With Foxwoods and Mohegan Sun, the tribes found a place where they could offer employment to any member who wanted it and provide funds for housing, health centers, reservation infrastructure and other community benefits.
Most importantly, the casinos provided direct payments to each tribal member, known as incentive or distribution payments from the casinos’ take. The exact amount paid to each Mohegan and Pequot is a closely guarded secret of both tribes, but several reports have put the payouts in six figures — fluctuating on the performance of the casinos. The Wall Street Journal reported in a 2010 article that Foxwoods paid $120,000 to each member of the Pequot reservation.
Other New England tribes aren’t so lucky. The region has 10 federally recognized Native American tribes, but only the two Connecticut tribes have established casino resorts, although the recent changes in Massachusetts might alter those numbers.
The Narrangansett Indian Tribe in Rhode Island and the Passamaquoddy Tribe in Maine both have recently tried to open casinos in their states but failed to win approval from voters. At the same time, both Rhode Island and Maine opened commercial, non-tribal slot parlors and are looking to add table games to those facilities.
“We have a responsibility to one another,” Brown said. “We are nations unto ourselves, and we need to share values.”
The proliferation of commercial gaming throughout the Northeast — particularly in New York and now in Massachusetts — takes away tribe’s ability to use casinos to improve the lifestyle of their members and rejuvenate their ranks, Brown said.
“The squeaky wheel gets the grease, and Indian tribes haven’t learned that yet,” Brown said. “We are falling into the mindset of our forefathers.”
The Mashantucket Pequots knew the Foxwoods and Mohegan Sun stronghold over the gaming market wouldn’t last forever, as the natural cycle in business is for increased competition, said Rodney Butler, chairman of the Mashantucket Pequot Tribal Council.

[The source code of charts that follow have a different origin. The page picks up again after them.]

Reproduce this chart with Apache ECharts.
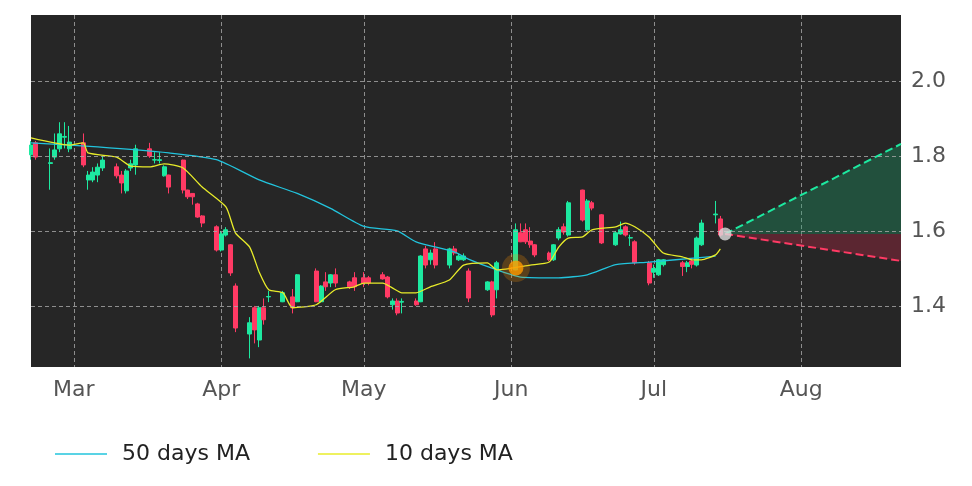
<!DOCTYPE html>
<html><head><meta charset="utf-8">
<script src="https://cdn.jsdelivr.net/npm/echarts@6/dist/echarts.min.js"></script>
<style>html,body{margin:0;padding:0;background:#fff}#c{width:972px;height:486px}</style>
</head><body><div id="c"></div>
<script>
const candleDates = ['02-20','02-21','02-24','02-25','02-26','02-27','02-28','03-03','03-04','03-05','03-06','03-07','03-10','03-11','03-12','03-13','03-14','03-17','03-18','03-19','03-20','03-21','03-24','03-25','03-26','03-27','03-28','03-31','04-01','04-02','04-03','04-04','04-07','04-08','04-09','04-10','04-11','04-14','04-16','04-17','04-21','04-22','04-23','04-24','04-25','04-28','04-29','05-01','05-02','05-05','05-06','05-07','05-08','05-09','05-12','05-13','05-14','05-15','05-16','05-19','05-20','05-21','05-22','05-23','05-27','05-28','05-29','06-02','06-03','06-04','06-05','06-06','06-09','06-10','06-11','06-12','06-13','06-16','06-17','06-18','06-20','06-23','06-24','06-25','06-26','06-27','06-30','07-01','07-02','07-03','07-07','07-08','07-09','07-10','07-11','07-14','07-15'];
// [open, close, low, high]
const ohlc = [
[1.803,1.829,1.79,1.84],[1.835,1.797,1.79,1.84],[1.78,1.782,1.71,1.82],[1.797,1.816,1.79,1.86],[1.819,1.859,1.81,1.89],[1.85,1.852,1.82,1.89],[1.819,1.837,1.81,1.88],
[1.835,1.776,1.77,1.86],[1.736,1.749,1.71,1.76],[1.736,1.757,1.73,1.77],[1.749,1.77,1.73,1.78],[1.768,1.789,1.76,1.80],
[1.771,1.747,1.74,1.78],[1.749,1.728,1.70,1.76],[1.707,1.76,1.70,1.765],[1.768,1.779,1.76,1.79],[1.776,1.819,1.75,1.83],
[1.819,1.80,1.795,1.835],[1.789,1.79,1.78,1.81],[1.788,1.79,1.78,1.81],[1.747,1.771,1.745,1.775],[1.749,1.717,1.70,1.75],
[1.789,1.709,1.70,1.79],[1.709,1.691,1.685,1.71],[1.70,1.691,1.67,1.70],[1.672,1.637,1.635,1.675],[1.64,1.621,1.61,1.642],
[1.611,1.549,1.545,1.615],[1.549,1.592,1.545,1.60],[1.589,1.603,1.585,1.61],[1.563,1.488,1.48,1.565],[1.453,1.341,1.33,1.46],
[1.325,1.355,1.26,1.37],[1.395,1.336,1.30,1.40],[1.309,1.395,1.29,1.40],[1.395,1.363,1.35,1.42],[1.424,1.425,1.41,1.44],
[1.411,1.435,1.41,1.44],[1.424,1.395,1.38,1.445],[1.411,1.483,1.41,1.485],
[1.493,1.411,1.41,1.50],[1.411,1.453,1.41,1.455],[1.464,1.451,1.44,1.49],[1.461,1.483,1.45,1.485],[1.483,1.461,1.45,1.50],
[1.464,1.451,1.445,1.467],[1.475,1.451,1.44,1.49],[1.475,1.461,1.45,1.49],[1.475,1.461,1.455,1.48],
[1.483,1.472,1.47,1.49],[1.477,1.424,1.42,1.48],[1.403,1.413,1.39,1.42],[1.413,1.381,1.375,1.42],[1.41,1.412,1.38,1.42],
[1.413,1.403,1.40,1.42],[1.411,1.533,1.41,1.535],[1.552,1.509,1.50,1.56],[1.523,1.541,1.51,1.55],[1.552,1.509,1.50,1.57],
[1.509,1.552,1.50,1.555],[1.552,1.541,1.535,1.56],[1.523,1.533,1.52,1.54],[1.523,1.533,1.52,1.54],[1.493,1.421,1.41,1.50],
[1.443,1.464,1.44,1.466],[1.464,1.376,1.37,1.467],[1.443,1.515,1.42,1.52],
[1.496,1.603,1.495,1.62],[1.595,1.571,1.57,1.62],[1.603,1.571,1.565,1.62],[1.573,1.563,1.555,1.61],[1.563,1.536,1.53,1.565],
[1.541,1.523,1.52,1.545],[1.523,1.563,1.52,1.565],[1.581,1.603,1.575,1.61],[1.611,1.597,1.59,1.62],[1.589,1.675,1.585,1.68],
[1.709,1.629,1.625,1.71],[1.603,1.68,1.60,1.685],[1.675,1.661,1.655,1.68],[1.643,1.568,1.565,1.645],
[1.563,1.595,1.56,1.60],[1.592,1.603,1.59,1.625],[1.611,1.589,1.585,1.615],[1.581,1.582,1.56,1.59],[1.571,1.515,1.51,1.575],
[1.515,1.461,1.455,1.52],[1.49,1.50,1.475,1.51],[1.483,1.523,1.48,1.525],[1.51,1.523,1.505,1.525],
[1.515,1.505,1.48,1.52],[1.505,1.515,1.49,1.52],[1.52,1.511,1.50,1.525],[1.509,1.581,1.505,1.585],[1.563,1.621,1.56,1.63],
[1.643,1.645,1.62,1.68],[1.632,1.589,1.585,1.64]];
const ma50Dates = ['02-20','03-06','03-21','03-31','04-09','04-17','04-24','05-01','05-08','05-12','05-20','05-23','05-29','06-03','06-11','06-17','06-23','06-30','07-10','07-14'];
const ma50Vals = [1.835,1.824,1.808,1.79,1.736,1.70,1.66,1.612,1.60,1.571,1.544,1.525,1.496,1.477,1.475,1.483,1.51,1.517,1.528,1.533];
const ma10Dates = ['02-20','02-28','03-03','03-04','03-10','03-13','03-17','03-20','03-24','03-28','04-02','04-04','04-07','04-09','04-11','04-14','04-16','04-21','04-25','04-29','05-01','05-05','05-07','05-09','05-12','05-15','05-19','05-22','05-27','05-29','06-05','06-09','06-11','06-13','06-16','06-18','06-23','06-25','06-27','06-30','07-03','07-07','07-09','07-11','07-14','07-15'];
const ma10Vals = [1.848,1.829,1.835,1.808,1.797,1.773,1.771,1.779,1.768,1.717,1.664,1.595,1.557,1.49,1.443,1.435,1.395,1.403,1.443,1.451,1.461,1.461,1.448,1.435,1.435,1.451,1.469,1.509,1.515,1.496,1.509,1.517,1.557,1.581,1.584,1.603,1.611,1.621,1.611,1.584,1.541,1.531,1.523,1.523,1.536,1.552];
const signalPoint = ['06-02', 1.501];
const lastPoint = ['07-16', 1.592];
const upTarget = ['08-22', 1.832];
const downTarget = ['08-22', 1.52];
const yTicks = [1.4, 1.6, 1.8, 2.0];
const monthNames = ['Jan','Feb','Mar','Apr','May','Jun','Jul','Aug','Sep','Oct','Nov','Dec'];

const Y = '2025-';
const cats = [];
for (let t = Date.UTC(2025,1,20); t <= Date.UTC(2025,7,22); t += 86400000) cats.push(new Date(t).toISOString().slice(0,10));
const cmap = {}; candleDates.forEach((d,i)=>cmap[Y+d]=ohlc[i]);
const candleData = cats.map(c => cmap[c] ? cmap[c] : '-');
const pairs = (ds, vs) => ds.map((d,i)=>[Y+d, vs[i]]);
const isMonthStart = (i) => cats[i].slice(8) === '01';

const chart = echarts.init(document.getElementById('c'));
chart.setOption({
  animation: false,
  backgroundColor: '#fff',
  grid: {left: 31, right: 71, top: 15, bottom: 119, show: true, backgroundColor: '#262626', borderWidth: 0},
  legend: {
    data: [{name:'50 days MA', icon:'rect'}, {name:'10 days MA', icon:'rect'}],
    bottom: 16, left: 50, itemWidth: 52, itemHeight: 1.5, itemGap: 68,
    textStyle: {fontSize: 22, color: '#222', fontFamily: 'DejaVu Sans', padding: [0,0,0,10]}
  },
  xAxis: {
    type: 'category', data: cats, boundaryGap: false,
    axisLine: {show: false}, axisTick: {show: false},
    axisLabel: {interval: isMonthStart, formatter: v => monthNames[+v.slice(5,7)-1], color: '#555', fontSize: 22, fontFamily: 'DejaVu Sans', margin: 12},
    splitLine: {show: true, interval: isMonthStart, lineStyle: {color: '#aaa', type: [4,3], width: 0.8}}
  },
  yAxis: {
    type: 'value', position: 'right', min: 1.237, max: 2.176, scale: true,
    axisLine: {show: false}, axisTick: {show: false}, splitLine: {show: false},
    axisLabel: {customValues: yTicks, formatter: v => v.toFixed(1), color: '#555', fontSize: 22, fontFamily: 'DejaVu Sans', margin: 10}
  },
  series: [
    {type: 'candlestick', data: candleData, barWidth: 4.5,
     itemStyle: {color: '#1de9a0', color0: '#ff3a64', borderColor: '#1de9a0', borderColor0: '#ff3a64', borderWidth: 1},
     markLine: {silent: true, symbol: 'none', label: {show: false},
       lineStyle: {color: '#aaa', type: [4,3], width: 0.8},
       data: yTicks.map(v => ({yAxis: v}))}},
    {name: '50 days MA', type: 'line', data: pairs(ma50Dates, ma50Vals), showSymbol: false, smooth: 0.2,
     lineStyle: {color: '#22c4dd', width: 1.3}, itemStyle: {color: '#22c4dd'}},
    {name: '10 days MA', type: 'line', data: pairs(ma10Dates, ma10Vals), showSymbol: false, smooth: 0.2,
     lineStyle: {color: '#e8ec2a', width: 1.3}, itemStyle: {color: '#e8ec2a'}},
    {type: 'line', data: [[Y+lastPoint[0], lastPoint[1]], [Y+upTarget[0], upTarget[1]]], showSymbol: false,
     lineStyle: {color: '#1de9a0', type: 'dashed', width: 2},
     areaStyle: {origin: lastPoint[1], color: 'rgba(29,160,105,0.5)'}},
    {type: 'line', data: [[Y+lastPoint[0], lastPoint[1]], [Y+downTarget[0], downTarget[1]]], showSymbol: false,
     lineStyle: {color: '#ff3a64', type: 'dashed', width: 2},
     areaStyle: {origin: lastPoint[1], color: 'rgba(190,40,70,0.5)'}},
    {type: 'scatter', data: [[Y+lastPoint[0], lastPoint[1]]], symbolSize: 13, itemStyle: {color: '#dddddd'}, z: 5},
    {type: 'scatter', data: [[Y+signalPoint[0], signalPoint[1]]], symbolSize: 28, itemStyle: {color: 'rgba(255,150,0,0.3)'}, z: 5},
    {type: 'scatter', data: [[Y+signalPoint[0], signalPoint[1]]], symbolSize: 15, itemStyle: {color: '#ff9a00'}, z: 6}
  ]
});
</script></body></html>
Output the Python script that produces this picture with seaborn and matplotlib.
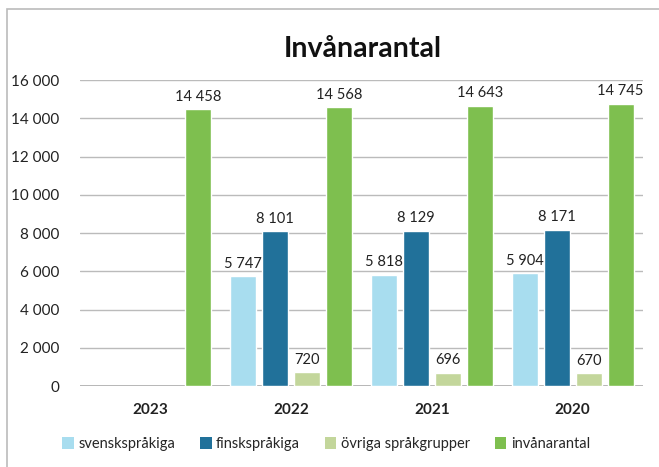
import numpy as np
import pandas as pd
import seaborn as sns
import matplotlib.pyplot as plt
from matplotlib.patches import Patch, Rectangle
from matplotlib.ticker import FuncFormatter

# Data
years = ['2023', '2022', '2021', '2020']
series = ['svenskspråkiga', 'finskspråkiga', 'övriga språkgrupper', 'invånarantal']
svenskspråkiga = [np.nan, 5747, 5818, 5904]
finskspråkiga = [np.nan, 8101, 8129, 8171]
övriga = [np.nan, 720, 696, 670]
invånarantal = [14458, 14568, 14643, 14745]
colors = ['#A8DDEF', '#21719A', '#C3D69B', '#7EBF4F']

rows = []
for name, vals in zip(series, [svenskspråkiga, finskspråkiga, övriga, invånarantal]):
    for y, v in zip(years, vals):
        rows.append((y, name, v))
df = pd.DataFrame(rows, columns=['year', 'group', 'value']).dropna()

sns.set_style('white')
plt.rcParams['font.family'] = ['Lato', 'DejaVu Sans']

fig = plt.figure(figsize=(6.59, 4.67), dpi=100)
ax = fig.add_axes([80 / 659, 81 / 467, 563 / 659, 306 / 467])

sns.barplot(data=df, x='year', y='value', hue='group', order=years, hue_order=series,
            palette=colors, width=0.91, gap=0.19, saturation=1, legend=False, ax=ax)


def fmt(v, pos=None):
    return f"{v:,.0f}".replace(',', ' ')


for c in ax.containers:
    ax.bar_label(c, labels=[fmt(v) for v in c.datavalues], padding=4, fontsize=10.5, color='#222222')

ax.set_ylim(0, 16000)
ax.set_xlim(-0.5, 3.5)
ax.set_yticks(np.arange(0, 16001, 2000))
ax.yaxis.set_major_formatter(FuncFormatter(fmt))
ax.grid(axis='y', color='#BBBBBB', linewidth=1)
ax.set_axisbelow(True)
for s in ax.spines.values():
    s.set_visible(False)
ax.axhline(0, color='#AAAAAA', linewidth=1.2, zorder=0.5)
ax.tick_params(axis='both', length=0, labelsize=11, labelcolor='#222222')
ax.tick_params(axis='y', pad=15)
ax.tick_params(axis='x', pad=12)
for t in ax.get_xticklabels():
    t.set_fontweight('bold')
ax.set_xlabel('')
ax.set_ylabel('')

fig.text(363 / 659, 1 - 49 / 467, 'Invånarantal', ha='center', va='center',
         fontsize=20.5, fontweight='bold', color='#111111')

handles = [Patch(facecolor=c, edgecolor='none') for c in colors]
fig.legend(handles, series, loc='center', bbox_to_anchor=(326 / 659, 1 - 444 / 467),
           ncol=4, frameon=False, fontsize=10.5, handlelength=0.8, handleheight=0.8,
           handletextpad=0.3, columnspacing=1.7)

fig.patches.append(Rectangle((7 / 659, -0.1), 1.1, 1 - 9 / 467 + 0.1, transform=fig.transFigure,
                             fill=False, edgecolor='#BBBBBB', linewidth=1.2))

fig.savefig('out.png', dpi=100)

“We’ve prepared as best as we possibly can,” Butler said.
The Pequots and the Mohegans are responding to the increased Northeast gaming competition in completely different ways.
Foxwoods is no longer trying to entice gamers from New York and Boston with elaborate marketing strategies, knowing they aren’t likely to make the trek to rural Connecticut now that there are more convenient locations, said Scott Butera, Foxwoods president and chief executive officer.
Instead, Foxwoods wants to entice more people from the area immediately around Mashantucket to the resort’s many amenities, including the restaurants, shops, hotels, entertainment venues and gaming.
Foxwoods no longer shoots for ever increasing revenues and instead will focus on profitability, Butera said.
“It’s OK not to be the biggest; the biggest is not necessarily the best,” Butera said. “If your bottom line is going up, it’s all good.”
The Mohegan tribe, on the other hand, wants to expand its empire.
While Mohegan Sun in Uncasville remains the premier property, the tribe has opened a commercial casino in Pennsylvania — Mohegan Sun at Pocono Downs — and formed a gaming development advisory company to help and partner with other tribal and commercial ventures.
The Mohegan tribe is considered a frontrunner for one of the three commercial resort casino licenses in Massachusetts. The Mohegan Tribal Gaming Authority has lobbied for expanded Massachusetts gaming since 2009 and will open a resort casino in Palmer, Mass. if granted a license.
“When Massachusetts is ready, we’ll be ready; and we think they are almost ready,” said Mitchell Grossinger Etess, CEO of the Mohegan Tribal Gaming Authority. “The entire gaming landscape has changed as gaming has proliferated in the Northeast.”